A First Step Toward Loving Our Enemies
by John C. Danforth and Matt Malone
When Pope Francis appeared before Congress in 2015, he spoke about the divisiveness that had overcome American politics. The pope called for an end to “the simplistic reductionism which sees only good or evil; or, if you will, the righteous and sinners.” Few heeded his warning.
Today a growing number of Americans regard their political opponents not as fellow citizens with whom they disagree but as enemies; as politically, socially and even morally irredeemable. Millions of Americans consume news in echo chambers, while countless numbers have lost friends or even turned away from family over political disagreements.
This tendency to divide the world between us and them has come even to American churches, where righteous advocacy of social justice can come across as self-righteous scolding of individuals. Christians have a religious duty to champion the cause of justice. But as the prophet Micah teaches, they also have the duty to walk humbly with God and with their neighbors, especially when tempted to think of themselves as the swords of divine judgment.
Ultimately, everyone bears responsibility for polarization. This might seem like unwelcome news, but it’s the opposite. As long as the cause of the problem is someone else, then nothing can be done. But those who acknowledge how they contribute to the problem also can begin to imagine how they can create a better culture. In this world Americans would see each other as neighbors and treat each other as friends, even and especially when they disagree deeply. We are priests from different Christian churches. We belong to different generations and have worked for different political parties. Yet we share a love of country that transcends those differences. Above all, we share a faith in God, who alone has the power to separate the righteous from the sinners.
This may sound fantastical or naively optimistic, but a common element in the traditions of both our churches may provide a practical model for reducing polarization. It is called the exchange of peace, a simple act of reconciliation before beginning the most sacred part of the liturgy. We turn to one another and say: “The peace of the Lord be always with you.” This practice should go beyond our sanctuaries. Imagine if Americans began to exchange the peace with their political opponents. In a secular setting they could simply say, “I am your friend.”
This would transform the tone of politics. Treating opponents as friends would be more than a nicety. By showing that we are disposed to listen as well as speak, it would make possible real dialogue.
It would be a step toward bridge building and away from confrontation. Christians have a mandate to take up such a ministry of reconciliation— to help heal this country. For in the Christian tradition, truth is ultimately a person, the one who is “the way and the truth and the life.” Truth, therefore, is someone encountered in love, not something wielded as a weapon. No opinion, however passionately held, can ultimately be called truthful if it isn’t spoken in charity. That is precisely what St. Paul meant when he wrote: “Though I speak in the tongues of angels, but have not love, I am a resounding gong or a clanging symbol.”

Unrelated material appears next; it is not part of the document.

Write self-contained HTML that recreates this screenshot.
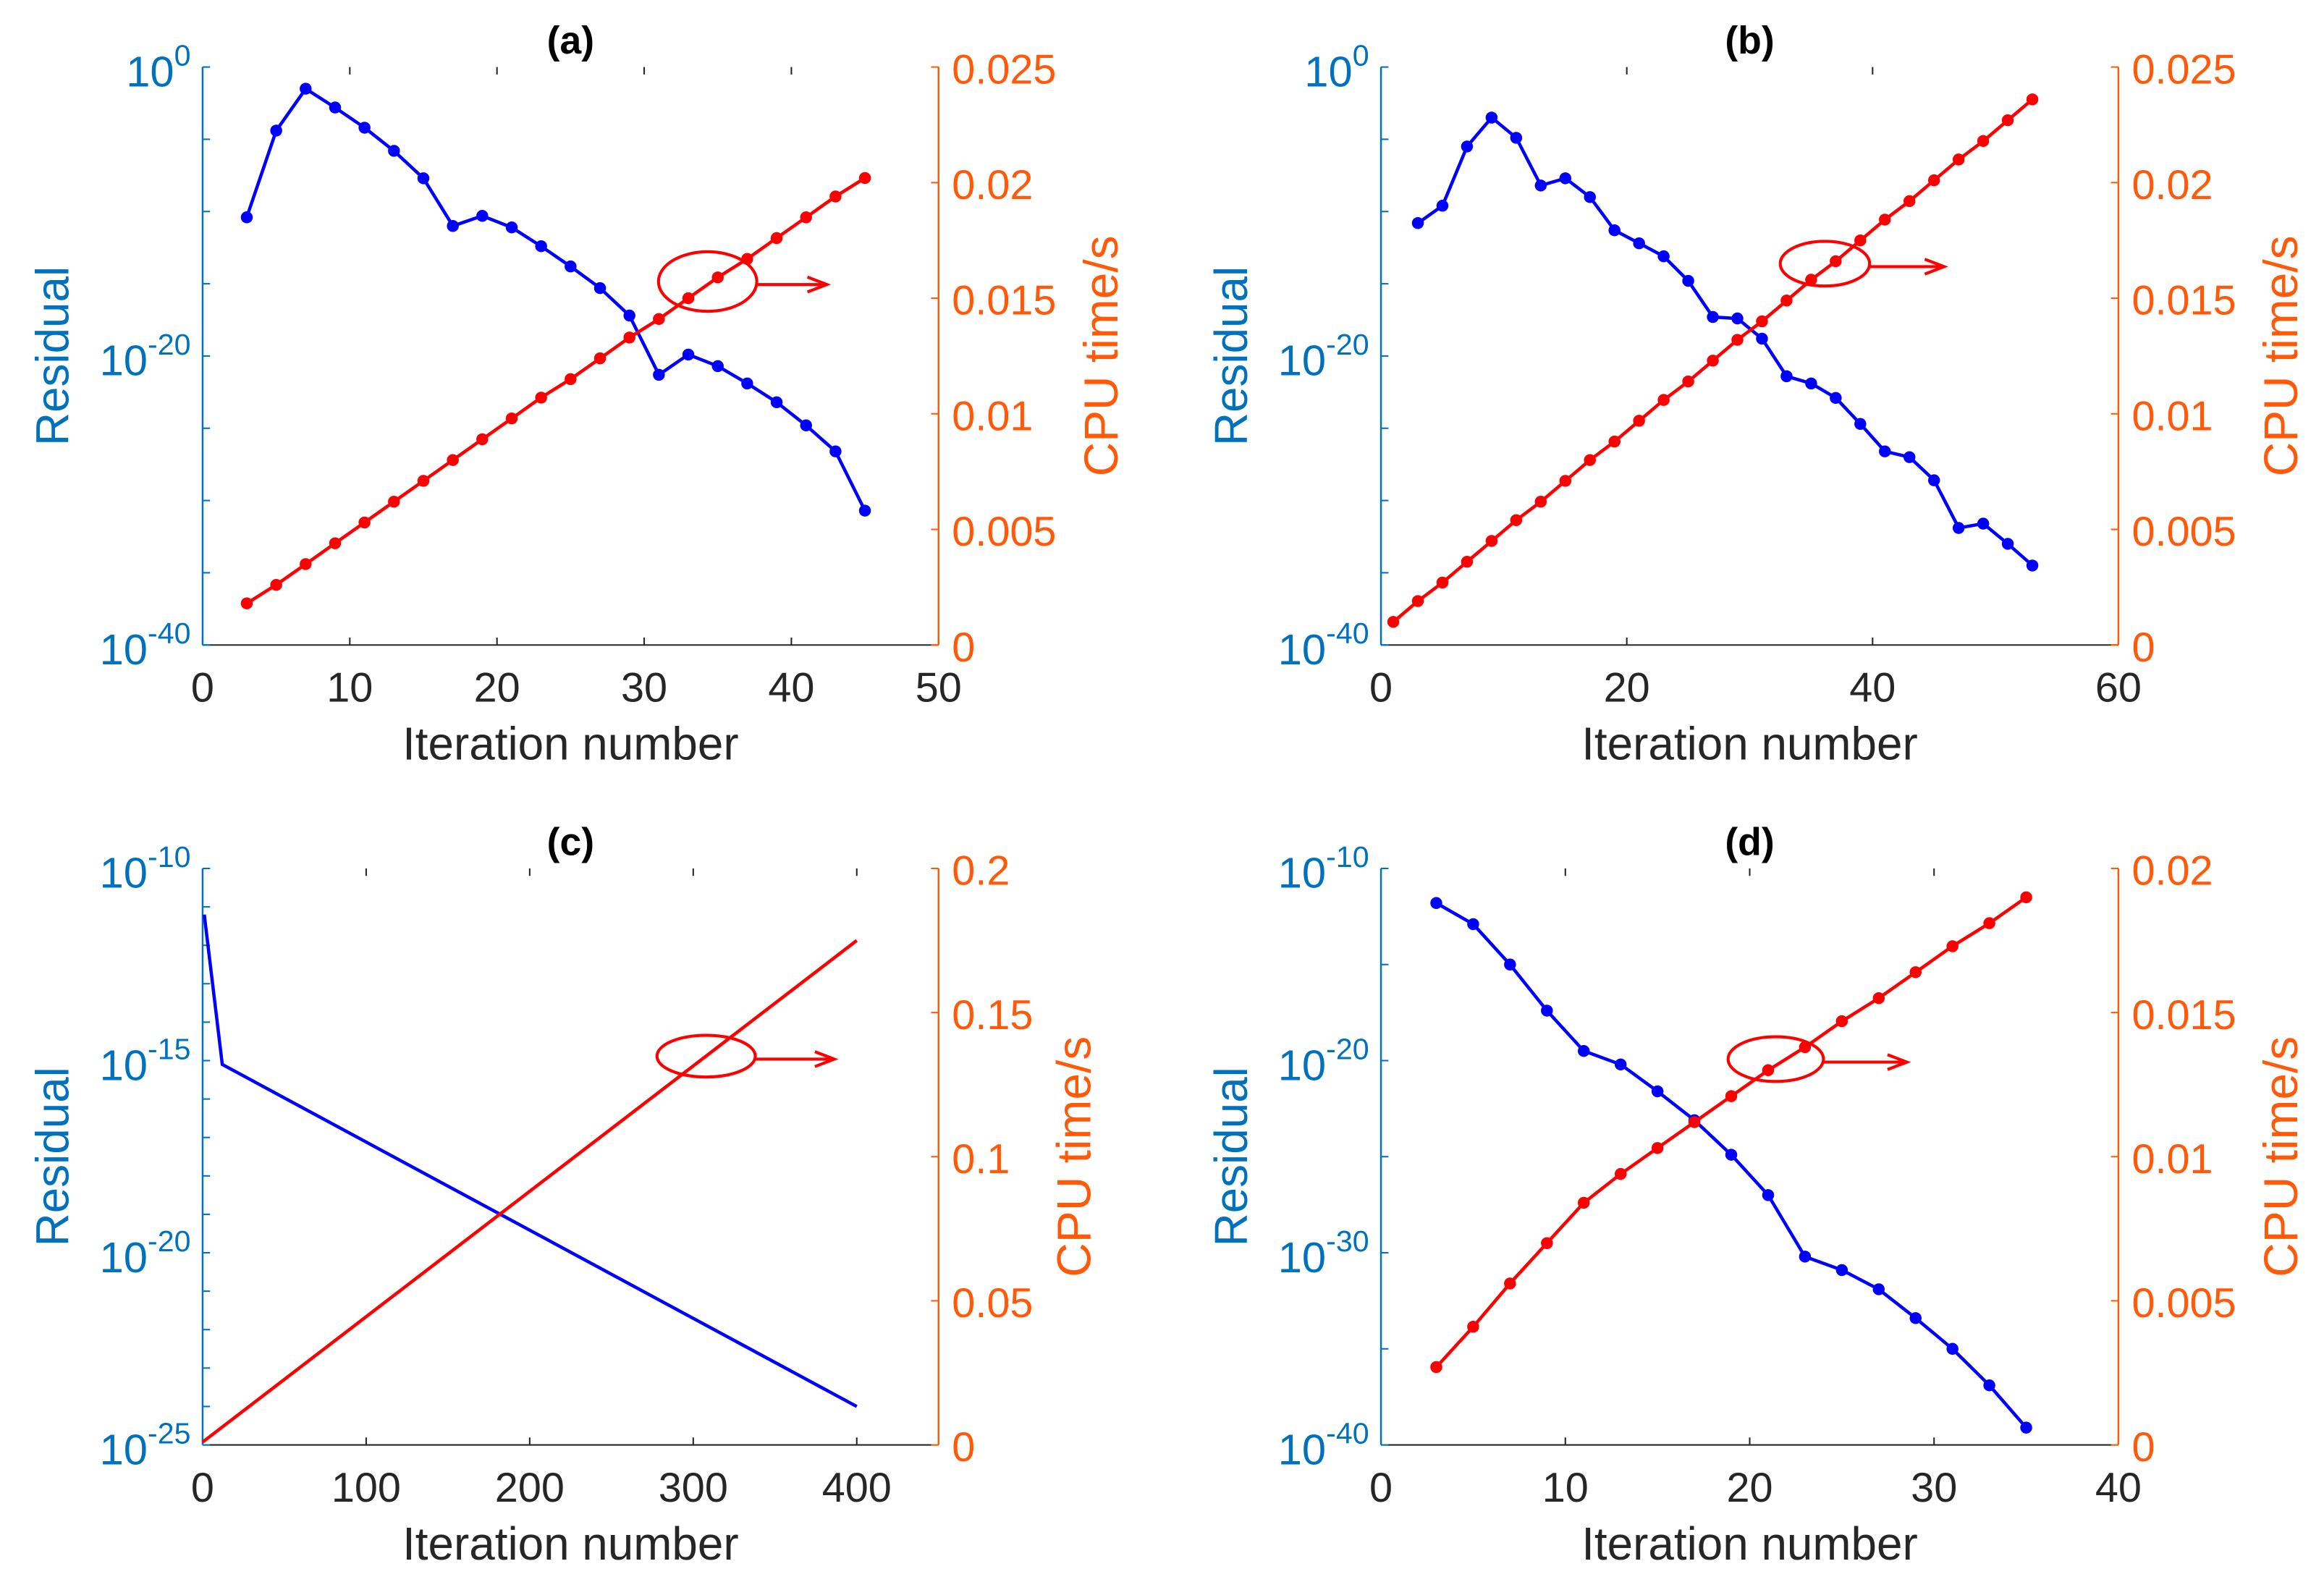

For Christians to embark consciously on a ministry of reconciliation would be a profound gift to America. This would be an ambitious ministry requiring dedication, imagination, persistence and interfaith coordination. But with prayer and imagination, we can find countless ways in countless situations to exchange the peace.
It is essential that people of faith take responsibility for healing the divisions caused by polarization, and that we bear witness to the solution and not add to the problem. Americans generally, and Christians specifically, have a duty to act civilly, to will the good of others —or, in Christian terms, to bear witness to that divine love that knows no borders; to the God for whom love, mercy and justice are the only standards of human action.
Mr. Danforth, an Episcopal priest, is a former U.S. senator from Missouri. Mr. Malone, a Jesuit priest, is editor in chief of America magazine.